The "Rules" That Actually Governed the Tech

While 4chan was making jokes, actual engineers were writing the real rules of the internet. These are the protocols that make the jokes possible. You can't talk about internet rules without mentioning Postel’s Law.

Jon Postel, an internet pioneer, wrote this: "Be conservative in what you do, be liberal in what you accept from others."

It’s the Robustness Principle. If you’re sending data, follow the rules perfectly. If you’re receiving data, try to make sense of it even if it’s a bit broken. This is why the internet works despite being a mess of different devices and languages.

Then there's Godwin’s Law.

Mike Godwin noticed in 1990 that as an online discussion grows longer, the probability of a comparison involving Nazis or Hitler approaches 1. It’s an inevitability. It’s a rule of human escalation. Once the Hitler comparison happens, the conversation is usually over. No more nuance. No more logic. Just "you're literally a villain."

Understanding Godwin’s Law is like having a "check engine" light for your brain. When you see the comparison, you know the engine has overheated. It’s time to close the tab.

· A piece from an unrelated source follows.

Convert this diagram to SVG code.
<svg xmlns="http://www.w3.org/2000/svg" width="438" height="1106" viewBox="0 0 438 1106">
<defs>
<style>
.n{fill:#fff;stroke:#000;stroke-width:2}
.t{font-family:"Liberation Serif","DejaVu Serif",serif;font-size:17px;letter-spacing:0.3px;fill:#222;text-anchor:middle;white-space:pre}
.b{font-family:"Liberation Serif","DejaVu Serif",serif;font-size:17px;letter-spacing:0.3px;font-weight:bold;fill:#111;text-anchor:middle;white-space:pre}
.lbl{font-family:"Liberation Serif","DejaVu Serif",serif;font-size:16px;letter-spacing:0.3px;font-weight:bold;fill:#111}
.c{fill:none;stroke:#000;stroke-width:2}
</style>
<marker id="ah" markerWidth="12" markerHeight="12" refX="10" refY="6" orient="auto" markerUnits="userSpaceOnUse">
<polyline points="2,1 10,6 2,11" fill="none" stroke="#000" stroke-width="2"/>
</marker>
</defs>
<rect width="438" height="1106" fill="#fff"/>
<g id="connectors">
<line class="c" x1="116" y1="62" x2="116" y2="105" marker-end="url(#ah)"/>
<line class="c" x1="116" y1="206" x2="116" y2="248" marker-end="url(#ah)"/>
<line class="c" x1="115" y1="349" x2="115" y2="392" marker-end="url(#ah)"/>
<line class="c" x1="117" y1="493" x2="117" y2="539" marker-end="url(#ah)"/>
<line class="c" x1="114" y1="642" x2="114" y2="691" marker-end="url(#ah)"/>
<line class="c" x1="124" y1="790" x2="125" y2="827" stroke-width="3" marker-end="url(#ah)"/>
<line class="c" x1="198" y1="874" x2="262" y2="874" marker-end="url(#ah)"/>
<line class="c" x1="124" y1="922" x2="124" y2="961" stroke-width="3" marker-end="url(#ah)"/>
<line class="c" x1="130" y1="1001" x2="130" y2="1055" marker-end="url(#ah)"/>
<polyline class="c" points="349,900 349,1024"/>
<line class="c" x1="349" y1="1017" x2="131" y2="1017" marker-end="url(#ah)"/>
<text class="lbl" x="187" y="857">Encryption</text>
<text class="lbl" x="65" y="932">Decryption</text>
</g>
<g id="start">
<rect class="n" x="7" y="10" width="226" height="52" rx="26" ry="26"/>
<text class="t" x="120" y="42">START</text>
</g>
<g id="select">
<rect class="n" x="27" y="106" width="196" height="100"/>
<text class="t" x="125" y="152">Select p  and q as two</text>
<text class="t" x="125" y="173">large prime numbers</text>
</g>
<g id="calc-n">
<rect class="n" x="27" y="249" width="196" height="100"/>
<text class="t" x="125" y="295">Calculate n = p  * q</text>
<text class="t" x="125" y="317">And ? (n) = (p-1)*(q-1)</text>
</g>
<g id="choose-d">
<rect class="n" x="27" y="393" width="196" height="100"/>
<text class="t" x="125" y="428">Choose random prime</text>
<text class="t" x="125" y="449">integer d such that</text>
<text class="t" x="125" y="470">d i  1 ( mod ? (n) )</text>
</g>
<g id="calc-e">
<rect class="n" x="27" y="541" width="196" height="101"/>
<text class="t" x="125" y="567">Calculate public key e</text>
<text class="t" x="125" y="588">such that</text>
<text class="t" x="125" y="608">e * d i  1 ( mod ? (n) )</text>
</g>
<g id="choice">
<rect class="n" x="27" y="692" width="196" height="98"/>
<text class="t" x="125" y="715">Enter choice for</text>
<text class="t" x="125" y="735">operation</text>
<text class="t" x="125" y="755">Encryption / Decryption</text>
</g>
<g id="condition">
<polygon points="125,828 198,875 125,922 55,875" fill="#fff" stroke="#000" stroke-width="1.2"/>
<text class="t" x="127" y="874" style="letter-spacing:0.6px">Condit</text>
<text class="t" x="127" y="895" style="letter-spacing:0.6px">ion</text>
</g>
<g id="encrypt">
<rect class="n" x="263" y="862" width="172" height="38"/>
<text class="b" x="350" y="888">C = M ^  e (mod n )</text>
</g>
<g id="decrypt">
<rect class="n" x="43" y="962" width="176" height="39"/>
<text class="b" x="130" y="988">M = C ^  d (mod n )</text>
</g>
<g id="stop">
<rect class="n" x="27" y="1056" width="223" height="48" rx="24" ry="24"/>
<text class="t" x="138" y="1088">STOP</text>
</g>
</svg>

Why These Rules Still Matter in 2026

The internet isn't a playground anymore; it’s the infrastructure of our lives. But the human lizard brain hasn't changed. We still want to belong (Rule 1 & 2), we still want to laugh at others (Rule 14 & 19), and we are still obsessed with the weird (Rule 34).

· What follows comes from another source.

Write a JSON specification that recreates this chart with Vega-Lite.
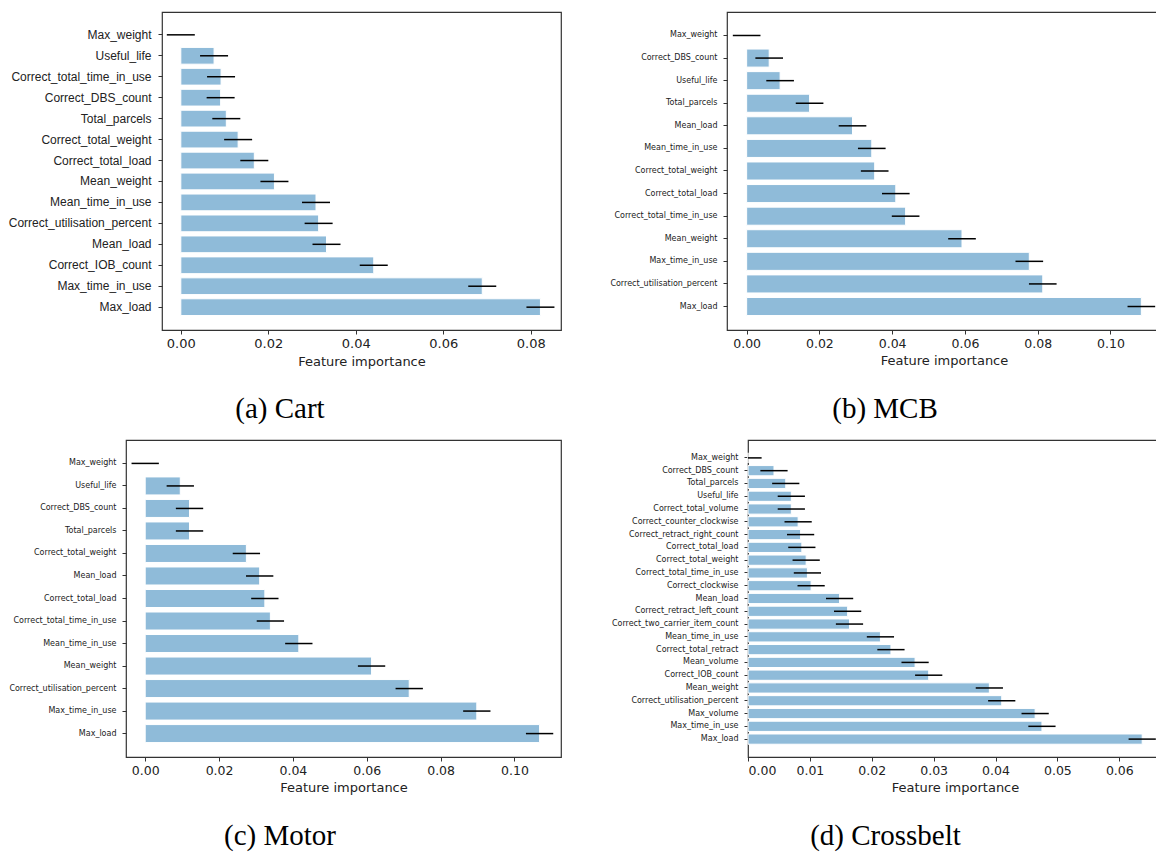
{
  "$schema": "https://vega.github.io/schema/vega-lite/v6.json",
  "padding": {"left": -49, "top": 11, "right": 0, "bottom": 0},
  "background": "white",
  "config": {
    "view": {"stroke": "#333333", "strokeWidth": 1.2},
    "axis": {"grid": false, "domain": false, "tickColor": "#333333", "tickSize": 4, "labelColor": "#222222", "titleColor": "#222222", "titleFont": "DejaVu Sans", "titleFontSize": 13, "titleFontWeight": "normal"},
    "axisX": {"labelFont": "DejaVu Sans", "labelFontSize": 13, "labelPadding": 3, "titlePadding": 5, "format": ".2f"},
    "title": {"font": "Liberation Serif", "fontSize": 29, "fontWeight": "normal", "color": "#000000", "orient": "bottom", "frame": "bounds", "anchor": "middle", "offset": 27}
  },
  "datasets": {
    "cart": [
      {"feature": "Max_weight", "importance": 0.0, "err": 0.0032},
      {"feature": "Useful_life", "importance": 0.0076, "err": 0.0032},
      {"feature": "Correct_total_time_in_use", "importance": 0.0092, "err": 0.0032},
      {"feature": "Correct_DBS_count", "importance": 0.0091, "err": 0.0032},
      {"feature": "Total_parcels", "importance": 0.0104, "err": 0.0032},
      {"feature": "Correct_total_weight", "importance": 0.0131, "err": 0.0032},
      {"feature": "Correct_total_load", "importance": 0.0168, "err": 0.0032},
      {"feature": "Mean_weight", "importance": 0.0214, "err": 0.0032},
      {"feature": "Mean_time_in_use", "importance": 0.0309, "err": 0.0032},
      {"feature": "Correct_utilisation_percent", "importance": 0.0315, "err": 0.0032},
      {"feature": "Mean_load", "importance": 0.0333, "err": 0.0032},
      {"feature": "Correct_IOB_count", "importance": 0.0441, "err": 0.0032},
      {"feature": "Max_time_in_use", "importance": 0.0689, "err": 0.0032},
      {"feature": "Max_load", "importance": 0.0822, "err": 0.0032}
    ],
    "mcb": [
      {"feature": "Max_weight", "importance": 0.0, "err": 0.0038},
      {"feature": "Correct_DBS_count", "importance": 0.0062, "err": 0.0038},
      {"feature": "Useful_life", "importance": 0.0092, "err": 0.0038},
      {"feature": "Total_parcels", "importance": 0.0173, "err": 0.0038},
      {"feature": "Mean_load", "importance": 0.0291, "err": 0.0038},
      {"feature": "Mean_time_in_use", "importance": 0.0344, "err": 0.0038},
      {"feature": "Correct_total_weight", "importance": 0.0352, "err": 0.0038},
      {"feature": "Correct_total_load", "importance": 0.041, "err": 0.0038},
      {"feature": "Correct_total_time_in_use", "importance": 0.0437, "err": 0.0038},
      {"feature": "Mean_weight", "importance": 0.0592, "err": 0.0038},
      {"feature": "Max_time_in_use", "importance": 0.0777, "err": 0.0038},
      {"feature": "Correct_utilisation_percent", "importance": 0.0814, "err": 0.0038},
      {"feature": "Max_load", "importance": 0.1085, "err": 0.0038}
    ],
    "motor": [
      {"feature": "Max_weight", "importance": 0.0, "err": 0.0037},
      {"feature": "Useful_life", "importance": 0.0095, "err": 0.0037},
      {"feature": "Correct_DBS_count", "importance": 0.012, "err": 0.0037},
      {"feature": "Total_parcels", "importance": 0.012, "err": 0.0037},
      {"feature": "Correct_total_weight", "importance": 0.0274, "err": 0.0037},
      {"feature": "Mean_load", "importance": 0.031, "err": 0.0037},
      {"feature": "Correct_total_load", "importance": 0.0324, "err": 0.0037},
      {"feature": "Correct_total_time_in_use", "importance": 0.0339, "err": 0.0037},
      {"feature": "Mean_time_in_use", "importance": 0.0416, "err": 0.0037},
      {"feature": "Mean_weight", "importance": 0.0613, "err": 0.0037},
      {"feature": "Correct_utilisation_percent", "importance": 0.0715, "err": 0.0037},
      {"feature": "Max_time_in_use", "importance": 0.0898, "err": 0.0037},
      {"feature": "Max_load", "importance": 0.1068, "err": 0.0037}
    ],
    "crossbelt": [
      {"feature": "Max_weight", "importance": 0.0, "err": 0.0022},
      {"feature": "Correct_DBS_count", "importance": 0.0042, "err": 0.0022},
      {"feature": "Total_parcels", "importance": 0.0061, "err": 0.0022},
      {"feature": "Useful_life", "importance": 0.007, "err": 0.0022},
      {"feature": "Correct_total_volume", "importance": 0.007, "err": 0.0022},
      {"feature": "Correct_counter_clockwise", "importance": 0.0081, "err": 0.0022},
      {"feature": "Correct_retract_right_count", "importance": 0.0085, "err": 0.0022},
      {"feature": "Correct_total_load", "importance": 0.0087, "err": 0.0022},
      {"feature": "Correct_total_weight", "importance": 0.0094, "err": 0.0022},
      {"feature": "Correct_total_time_in_use", "importance": 0.0096, "err": 0.0022},
      {"feature": "Correct_clockwise", "importance": 0.0102, "err": 0.0022},
      {"feature": "Mean_load", "importance": 0.0148, "err": 0.0022},
      {"feature": "Correct_retract_left_count", "importance": 0.0161, "err": 0.0022},
      {"feature": "Correct_two_carrier_item_count", "importance": 0.0164, "err": 0.0022},
      {"feature": "Mean_time_in_use", "importance": 0.0214, "err": 0.0022},
      {"feature": "Correct_total_retract", "importance": 0.0231, "err": 0.0022},
      {"feature": "Mean_volume", "importance": 0.027, "err": 0.0022},
      {"feature": "Correct_IOB_count", "importance": 0.0292, "err": 0.0022},
      {"feature": "Mean_weight", "importance": 0.039, "err": 0.0022},
      {"feature": "Correct_utilisation_percent", "importance": 0.041, "err": 0.0022},
      {"feature": "Max_volume", "importance": 0.0464, "err": 0.0022},
      {"feature": "Max_time_in_use", "importance": 0.0475, "err": 0.0022},
      {"feature": "Max_load", "importance": 0.0637, "err": 0.0022}
    ]
  },
  "spacing": 14,
  "vconcat": [
    {
      "spacing": 46,
      "hconcat": [
        {
          "width": 1, "height": 1,
          "view": {"stroke": null},
          "data": {"values": []},
          "mark": {"type": "point", "opacity": 0},
          "encoding": {}
        },
        {
          "width": 399, "height": 318,
          "title": {"text": "(a) Cart"},
          "data": {"name": "cart"},
          "encoding": {
            "y": {"field": "feature", "type": "nominal", "sort": null,
                  "scale": {"paddingInner": 0.2, "paddingOuter": 0.69},
                  "axis": {"title": null, "labelFont": "Liberation Sans", "labelFontSize": 12, "labelPadding": 7, "minExtent": 163, "maxExtent": 163}}
          },
          "layer": [
            {"mark": {"type": "bar", "color": "#8fbbd9", "stroke": "white", "strokeWidth": 1},
             "encoding": {"x": {"field": "importance", "type": "quantitative", "title": "Feature importance",
                                "scale": {"domain": [-0.0043, 0.0869], "nice": false, "zero": false},
                                "axis": {"values": [0, 0.02, 0.04, 0.06, 0.08]}}}},
            {"mark": {"type": "errorbar", "color": "black", "thickness": 1.5},
             "encoding": {"x": {"field": "importance", "type": "quantitative", "title": "Feature importance"}, "xError": {"field": "err"}}}
          ]
        },
        {
          "width": 434, "height": 318,
          "title": {"text": "(b) MCB"},
          "data": {"name": "mcb"},
          "encoding": {
            "y": {"field": "feature", "type": "nominal", "sort": null,
                  "scale": {"paddingInner": 0.2, "paddingOuter": 0.64},
                  "axis": {"title": null, "labelFont": "DejaVu Sans", "labelFontSize": 8, "labelPadding": 6, "minExtent": 118, "maxExtent": 118}}
          },
          "layer": [
            {"mark": {"type": "bar", "color": "#8fbbd9", "stroke": "white", "strokeWidth": 1},
             "encoding": {"x": {"field": "importance", "type": "quantitative", "title": "Feature importance",
                                "scale": {"domain": [-0.0054, 0.1139], "nice": false, "zero": false},
                                "axis": {"values": [0, 0.02, 0.04, 0.06, 0.08, 0.1], "labelFontSize": 12.5}}}},
            {"mark": {"type": "errorbar", "color": "black", "thickness": 1.5},
             "encoding": {"x": {"field": "importance", "type": "quantitative", "title": "Feature importance"}, "xError": {"field": "err"}}}
          ]
        }
      ]
    },
    {
      "spacing": 46,
      "hconcat": [
        {
          "width": 1, "height": 1,
          "view": {"stroke": null},
          "data": {"values": []},
          "mark": {"type": "point", "opacity": 0},
          "encoding": {}
        },
        {
          "width": 435, "height": 317,
          "title": {"text": "(c) Motor"},
          "data": {"name": "motor"},
          "encoding": {
            "y": {"field": "feature", "type": "nominal", "sort": null,
                  "scale": {"paddingInner": 0.2, "paddingOuter": 0.64},
                  "axis": {"title": null, "labelFont": "DejaVu Sans", "labelFontSize": 8, "labelPadding": 6, "minExtent": 127, "maxExtent": 127}}
          },
          "layer": [
            {"mark": {"type": "bar", "color": "#8fbbd9", "stroke": "white", "strokeWidth": 1},
             "encoding": {"x": {"field": "importance", "type": "quantitative", "title": "Feature importance",
                                "scale": {"domain": [-0.0052, 0.1126], "nice": false, "zero": false},
                                "axis": {"values": [0, 0.02, 0.04, 0.06, 0.08, 0.1], "labelFontSize": 12.5}}}},
            {"mark": {"type": "errorbar", "color": "black", "thickness": 1.5},
             "encoding": {"x": {"field": "importance", "type": "quantitative", "title": "Feature importance"}, "xError": {"field": "err"}}}
          ]
        },
        {
          "width": 414, "height": 317,
          "title": {"text": "(d) Crossbelt"},
          "data": {"name": "crossbelt"},
          "encoding": {
            "y": {"field": "feature", "type": "nominal", "sort": null,
                  "scale": {"paddingInner": 0.2, "paddingOuter": 1.14},
                  "axis": {"title": null, "labelFont": "DejaVu Sans", "labelFontSize": 8, "labelPadding": 6, "minExtent": 139, "maxExtent": 139}}
          },
          "layer": [
            {"mark": {"type": "bar", "color": "#8fbbd9", "stroke": "white", "strokeWidth": 1},
             "encoding": {"x": {"field": "importance", "type": "quantitative", "title": "Feature importance",
                                "scale": {"domain": [0, 0.0669], "nice": false, "zero": false, "clamp": true},
                                "axis": {"values": [0, 0.01, 0.02, 0.03, 0.04, 0.05, 0.06], "labelFontSize": 12.5}}}},
            {"mark": {"type": "errorbar", "color": "black", "thickness": 1.5},
             "encoding": {"x": {"field": "importance", "type": "quantitative", "title": "Feature importance"}, "xError": {"field": "err"}}}
          ]
        }
      ]
    }
  ]
}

If you're a creator or a business, these rules are your guardrails.

  1. Don't fight the Streisand Effect. If you mess up, own it. Trying to hide it makes you a target.
  2. Respect the Lulz. If you try to be too polished or "corporate," the internet will smell it. Authenticity—even messy authenticity—is the only currency that doesn't devalue.
  3. Know your memes. Using a Rule 63 or Rule 34 reference incorrectly is the fastest way to look like a "fellow kids" meme.

The rules of the internet are basically a map of where the landmines are buried. You don't have to like the landmines. You don't have to agree with the people who put them there. But if you want to walk through the digital woods without losing a leg, you'd better know where they are.

Actionable Steps for Navigating the Web

To stay sane and effective in digital spaces, you've gotta apply these "unwritten" laws practically.

  • Audit your reactions. Next time you feel your blood pressure rising over a comment, ask: "Is this Rule 14?" If someone is just looking for a reaction, the only way to win is to close the app.
  • Practice Postel’s Law in communication. Be clear in your own posts, but give others the benefit of the doubt. Text is a terrible medium for tone. Assume they’re having a bad day before you assume they’re an enemy.
  • Verify before you vilify. Rule 20 reminds us that "trolling" is the default state for many. Before you share a shocking news story, check if it's a "hoax for the lulz."
  • Embrace the chaos. You can't control the internet. You can only control your response to it. The "rules" show us that the web has always been, and will always be, a little bit unhinged.

Understanding the rules of the internet isn't about memorizing a list. It’s about recognizing the patterns of a billion humans connected by wires. It’s messy. It’s loud. It’s often offensive. But it’s the world we built.

Know the rules. Play the game. Stay sane.